▸ **Stated task**:
Write the data below out exactly as it stands. Do not include the pictures.

--- begin ---

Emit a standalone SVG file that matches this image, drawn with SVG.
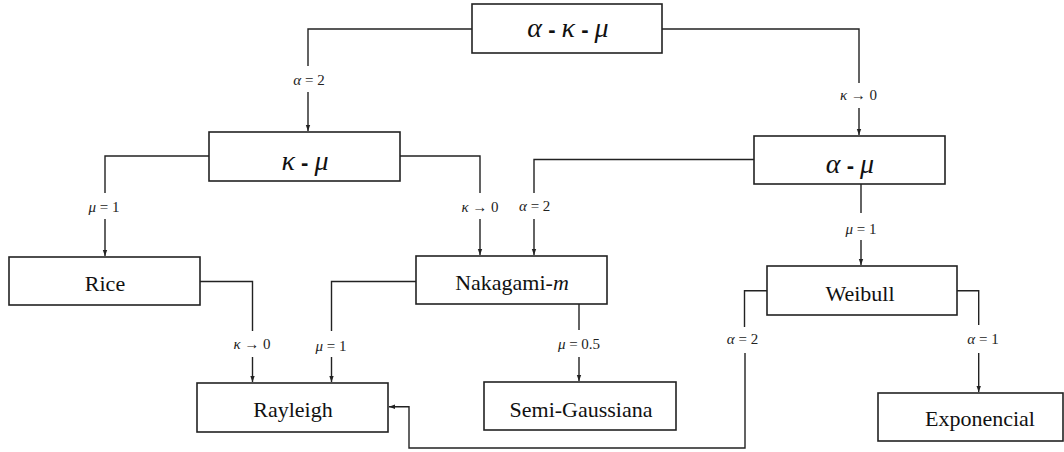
<svg xmlns="http://www.w3.org/2000/svg" width="1064" height="452" viewBox="0 0 1064 452">
<style>
.box{fill:#fff;stroke:#222;stroke-width:1.6}
.c{fill:none;stroke:#222;stroke-width:1.4}
.nt{font-family:"Liberation Serif","DejaVu Serif","Times New Roman",serif;font-size:22px;fill:#111;text-anchor:middle}
.gt{font-family:"Liberation Serif","DejaVu Serif","Times New Roman",serif;font-size:28px;fill:#111;text-anchor:middle}
.gt .g{font-style:italic}
.gt .d{font-family:"Liberation Sans","DejaVu Sans",sans-serif;font-weight:bold;font-size:22px}
.lb{font-family:"Liberation Serif","DejaVu Serif","Times New Roman",serif;font-size:15px;fill:#222;text-anchor:middle}
.i{font-style:italic}
</style>
<defs>
<marker id="ah" markerUnits="userSpaceOnUse" markerWidth="6" markerHeight="6" viewBox="0 0 6 6" refX="6" refY="3" orient="auto">
<path d="M0,0.8 L6,3 L0,5.2 Z" fill="#222"/>
</marker>
</defs>
<g id="connectors">
<path class="c" d="M472,29 H308 V66"/><path class="c" d="M308,92 V131" marker-end="url(#ah)"/>
<path class="c" d="M662,29 H859 V83"/><path class="c" d="M859,108 V135" marker-end="url(#ah)"/>
<path class="c" d="M209,156 H105 V193"/><path class="c" d="M105,219 V256" marker-end="url(#ah)"/>
<path class="c" d="M400,156 H480 V193"/><path class="c" d="M480,219 V255" marker-end="url(#ah)"/>
<path class="c" d="M754,159.5 H534 V193"/><path class="c" d="M534,219 V255" marker-end="url(#ah)"/>
<path class="c" d="M861,184 V213"/><path class="c" d="M861,240 V265" marker-end="url(#ah)"/>
<path class="c" d="M200,281.5 H252.5 V331"/><path class="c" d="M252.5,357 V382" marker-end="url(#ah)"/>
<path class="c" d="M416,281.5 H331.5 V331"/><path class="c" d="M331.5,357 V382" marker-end="url(#ah)"/>
<path class="c" d="M579,304 V330"/><path class="c" d="M579,357 V381" marker-end="url(#ah)"/>
<path class="c" d="M957,290.7 H978.7 V325"/><path class="c" d="M978.7,353 V392" marker-end="url(#ah)"/>
<path class="c" d="M767,290.7 H744.5 V327"/><path class="c" d="M745,353 V448 H409 V406.7 H389" marker-end="url(#ah)"/>
<text class="lb" x="309" y="85"><tspan class="i">α</tspan> = 2</text>
<text class="lb" x="858.5" y="100"><tspan class="i">κ</tspan> → 0</text>
<text class="lb" x="104" y="211.7"><tspan class="i">μ</tspan> = 1</text>
<text class="lb" x="480" y="211.7"><tspan class="i">κ</tspan> → 0</text>
<text class="lb" x="534.7" y="210.7"><tspan class="i">α</tspan> = 2</text>
<text class="lb" x="861" y="233.5"><tspan class="i">μ</tspan> = 1</text>
<text class="lb" x="252" y="349.3"><tspan class="i">κ</tspan> → 0</text>
<text class="lb" x="331" y="350.5"><tspan class="i">μ</tspan> = 1</text>
<text class="lb" x="579" y="349"><tspan class="i">μ</tspan> = 0.5</text>
<text class="lb" x="742.5" y="344.3"><tspan class="i">α</tspan> = 2</text>
<text class="lb" x="983" y="344.3"><tspan class="i">α</tspan> = 1</text>
</g>
<g id="n_akm"><rect class="box" x="472" y="4" width="190" height="49"/><text class="gt" x="568" y="37"><tspan class="g">α</tspan><tspan class="d"> - </tspan><tspan class="g">κ</tspan><tspan class="d"> - </tspan><tspan class="g">μ</tspan></text></g>
<g id="n_km"><rect class="box" x="209" y="132" width="191" height="49"/><text class="gt" x="305" y="170"><tspan class="g">κ</tspan><tspan class="d"> - </tspan><tspan class="g">μ</tspan></text></g>
<g id="n_am"><rect class="box" x="754" y="136" width="191" height="48"/><text class="gt" x="850" y="173"><tspan class="g">α</tspan><tspan class="d"> - </tspan><tspan class="g">μ</tspan></text></g>
<g id="n_rice"><rect class="box" x="9" y="257" width="191" height="48"/><text class="nt" x="105" y="290.5">Rice</text></g>
<g id="n_naka"><rect class="box" x="416" y="256" width="191" height="48"/><text class="nt" x="512" y="290">Nakagami-<tspan class="i">m</tspan></text></g>
<g id="n_weibull"><rect class="box" x="767" y="266" width="190" height="49"/><text class="nt" x="860" y="300.5">Weibull</text></g>
<g id="n_rayleigh"><rect class="box" x="197" y="383" width="191" height="49"/><text class="nt" x="293" y="417">Rayleigh</text></g>
<g id="n_semi"><rect class="box" x="484" y="382" width="192" height="48"/><text class="nt" x="581" y="416.5">Semi-Gaussiana</text></g>
<g id="n_expo"><rect class="box" x="878" y="393" width="185" height="48"/><text class="nt" x="980" y="426">Exponencial</text></g>
</svg>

--- end ---

▸ **Solution for this exercise**:
Emit a standalone SVG file that matches this image, drawn with SVG.
<svg xmlns="http://www.w3.org/2000/svg" width="1064" height="452" viewBox="0 0 1064 452">
<style>
.box{fill:#fff;stroke:#222;stroke-width:1.6}
.c{fill:none;stroke:#222;stroke-width:1.4}
.nt{font-family:"Liberation Serif","DejaVu Serif","Times New Roman",serif;font-size:22px;fill:#111;text-anchor:middle}
.gt{font-family:"Liberation Serif","DejaVu Serif","Times New Roman",serif;font-size:28px;fill:#111;text-anchor:middle}
.gt .g{font-style:italic}
.gt .d{font-family:"Liberation Sans","DejaVu Sans",sans-serif;font-weight:bold;font-size:22px}
.lb{font-family:"Liberation Serif","DejaVu Serif","Times New Roman",serif;font-size:15px;fill:#222;text-anchor:middle}
.i{font-style:italic}
</style>
<defs>
<marker id="ah" markerUnits="userSpaceOnUse" markerWidth="6" markerHeight="6" viewBox="0 0 6 6" refX="6" refY="3" orient="auto">
<path d="M0,0.8 L6,3 L0,5.2 Z" fill="#222"/>
</marker>
</defs>
<g id="connectors">
<path class="c" d="M472,29 H308 V66"/><path class="c" d="M308,92 V131" marker-end="url(#ah)"/>
<path class="c" d="M662,29 H859 V83"/><path class="c" d="M859,108 V135" marker-end="url(#ah)"/>
<path class="c" d="M209,156 H105 V193"/><path class="c" d="M105,219 V256" marker-end="url(#ah)"/>
<path class="c" d="M400,156 H480 V193"/><path class="c" d="M480,219 V255" marker-end="url(#ah)"/>
<path class="c" d="M754,159.5 H534 V193"/><path class="c" d="M534,219 V255" marker-end="url(#ah)"/>
<path class="c" d="M861,184 V213"/><path class="c" d="M861,240 V265" marker-end="url(#ah)"/>
<path class="c" d="M200,281.5 H252.5 V331"/><path class="c" d="M252.5,357 V382" marker-end="url(#ah)"/>
<path class="c" d="M416,281.5 H331.5 V331"/><path class="c" d="M331.5,357 V382" marker-end="url(#ah)"/>
<path class="c" d="M579,304 V330"/><path class="c" d="M579,357 V381" marker-end="url(#ah)"/>
<path class="c" d="M957,290.7 H978.7 V325"/><path class="c" d="M978.7,353 V392" marker-end="url(#ah)"/>
<path class="c" d="M767,290.7 H744.5 V327"/><path class="c" d="M745,353 V448 H409 V406.7 H389" marker-end="url(#ah)"/>
<text class="lb" x="309" y="85"><tspan class="i">α</tspan> = 2</text>
<text class="lb" x="858.5" y="100"><tspan class="i">κ</tspan> → 0</text>
<text class="lb" x="104" y="211.7"><tspan class="i">μ</tspan> = 1</text>
<text class="lb" x="480" y="211.7"><tspan class="i">κ</tspan> → 0</text>
<text class="lb" x="534.7" y="210.7"><tspan class="i">α</tspan> = 2</text>
<text class="lb" x="861" y="233.5"><tspan class="i">μ</tspan> = 1</text>
<text class="lb" x="252" y="349.3"><tspan class="i">κ</tspan> → 0</text>
<text class="lb" x="331" y="350.5"><tspan class="i">μ</tspan> = 1</text>
<text class="lb" x="579" y="349"><tspan class="i">μ</tspan> = 0.5</text>
<text class="lb" x="742.5" y="344.3"><tspan class="i">α</tspan> = 2</text>
<text class="lb" x="983" y="344.3"><tspan class="i">α</tspan> = 1</text>
</g>
<g id="n_akm"><rect class="box" x="472" y="4" width="190" height="49"/><text class="gt" x="568" y="37"><tspan class="g">α</tspan><tspan class="d"> - </tspan><tspan class="g">κ</tspan><tspan class="d"> - </tspan><tspan class="g">μ</tspan></text></g>
<g id="n_km"><rect class="box" x="209" y="132" width="191" height="49"/><text class="gt" x="305" y="170"><tspan class="g">κ</tspan><tspan class="d"> - </tspan><tspan class="g">μ</tspan></text></g>
<g id="n_am"><rect class="box" x="754" y="136" width="191" height="48"/><text class="gt" x="850" y="173"><tspan class="g">α</tspan><tspan class="d"> - </tspan><tspan class="g">μ</tspan></text></g>
<g id="n_rice"><rect class="box" x="9" y="257" width="191" height="48"/><text class="nt" x="105" y="290.5">Rice</text></g>
<g id="n_naka"><rect class="box" x="416" y="256" width="191" height="48"/><text class="nt" x="512" y="290">Nakagami-<tspan class="i">m</tspan></text></g>
<g id="n_weibull"><rect class="box" x="767" y="266" width="190" height="49"/><text class="nt" x="860" y="300.5">Weibull</text></g>
<g id="n_rayleigh"><rect class="box" x="197" y="383" width="191" height="49"/><text class="nt" x="293" y="417">Rayleigh</text></g>
<g id="n_semi"><rect class="box" x="484" y="382" width="192" height="48"/><text class="nt" x="581" y="416.5">Semi-Gaussiana</text></g>
<g id="n_expo"><rect class="box" x="878" y="393" width="185" height="48"/><text class="nt" x="980" y="426">Exponencial</text></g>
</svg>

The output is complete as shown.